Broadway Idiot Runs Fri., Oct. 18–Thurs., Oct. 24 at Sundance Cinemas. Not

Broadway Idiot

Runs Fri., Oct. 18–Thurs., Oct. 24 at Sundance Cinemas. Not rated. 80 minutes.

“There’s absolutely no reason why this should work,” claims Michael Mayer at the start of this making-of doc about the musical American Idiot, which he directed and wrote the book for. But he’s being disingenuous: The conversion of Green Day’s acclaimed 2004 concept album of the same name into a stage show was as near an artistic sure thing as a musical can be. Its success transcends its presold audience; Green Day’s music—almost peerlessly among rock bands of the past couple decades—has an adhesive tunefulness, punk directness with a touch of glam. It’s an ideal conduit for delivering emotion straight into a listener’s head and keeping it lodged there. A ballad like “Wake Me Up When September Ends” is cousin—no, closer than that: incestuous step-sibling—to the score for Hedwig and the Angry Inch. (And of course Hedwig’s composer, Stephen Trask, came from the same outlaw-pop world.)

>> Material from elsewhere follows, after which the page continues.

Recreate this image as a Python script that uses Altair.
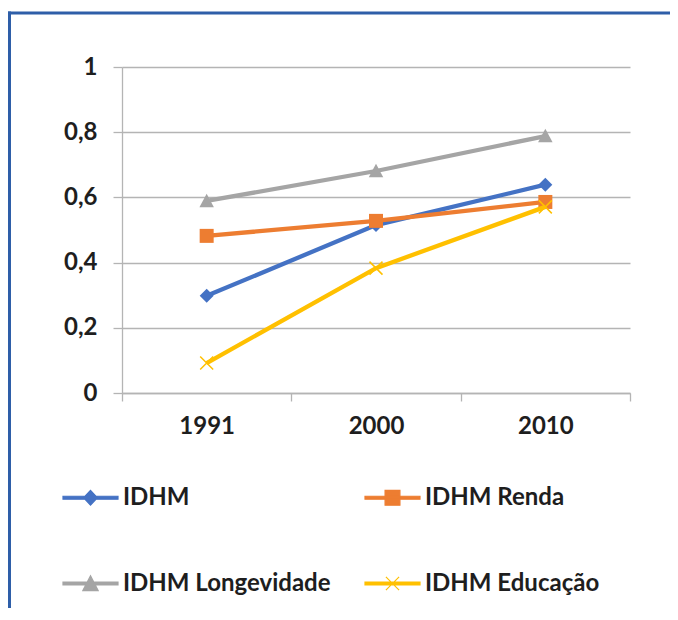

So we needn’t be surprised as Broadway Idiot chronicles American Idiot ’s upward journey from the Berkeley Rep to West 44th Street’s storied St. James Theatre. Director Doug Hamilton combines lots of starry-eyed this-is-my-dream-come-true confessions from the actors (the Broadway production shipped in the Berkeley cast largely unchanged) with some interesting nuts-and-bolts details of how music director Tom Kitt converted the album’s solo songs into stage duets and choruses. Even more fun is watching the gradual seduction of Green Day frontman Billie Joe Armstrong from rocker to Broadway baby, from silent-partner encouragement to actually taking a role in the show for part of its run. (His character, in a cute coincidence, is named St. Jimmy.) Armstrong’s well-known Green Day angry-brat persona, the film reveals, is just that; in real life he’s become an affable, game-for-anything theater maven, more Neil Patrick Harris than Sid Vicious. But maybe that was inside him all along; the one true shock in Broadway Idiot lies in a home-movie clip of a cherubic, prepubescent Armstrong singing, of all things, “Send In the Clowns.”